As has been demonstrated, this library is able to construct parsers for quite many useful languages. However, it does have its limits. Some of them might be lifted in the future.

  • Ternary operators (a ? b : c) are not supported. You can emulate them with a pair of binary operators.
  • Precircumfix operators (λ a . a + 1) are not supported. Again, emulatable.
  • Empty brackets (()) are not supported. You can handle them in the lexer and register () as a postfix operator instead, for example.
  • Operator chaining is not supported. In some languages, a < b < c actually means a < b && b < c. In Formula Tools, it can only mean either (a < b) < c or a < (b < c) or be a syntax error.
  • You cannot have the same operator as both infix (a + b) and postfix (a+) in a single dialect.

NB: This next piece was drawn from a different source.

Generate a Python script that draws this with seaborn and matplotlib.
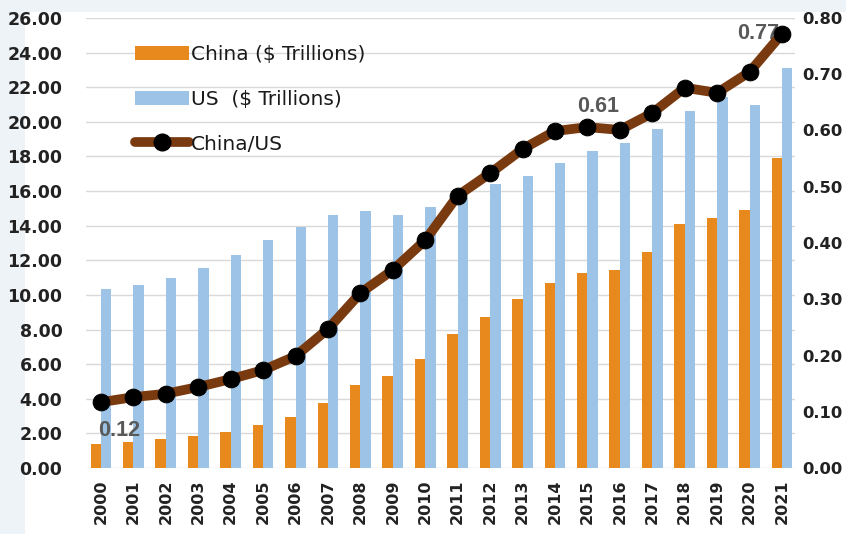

If you are able to partition your grammar into two regions such that one has only infix + and the other — only postfix, then you can have them both in a single formula by switching dialects dynamically. But for arbitrary grammars this is not possible.
  • Anything beyond simple formulae consisting of operators and operands is not supported. Use a right tool for your job.

Unit testing

composer install
composer test-init
composer test

Standards

PHP Formula Tools conform to the following standards:

License

PHP Formula Tools are licensed under the MIT License.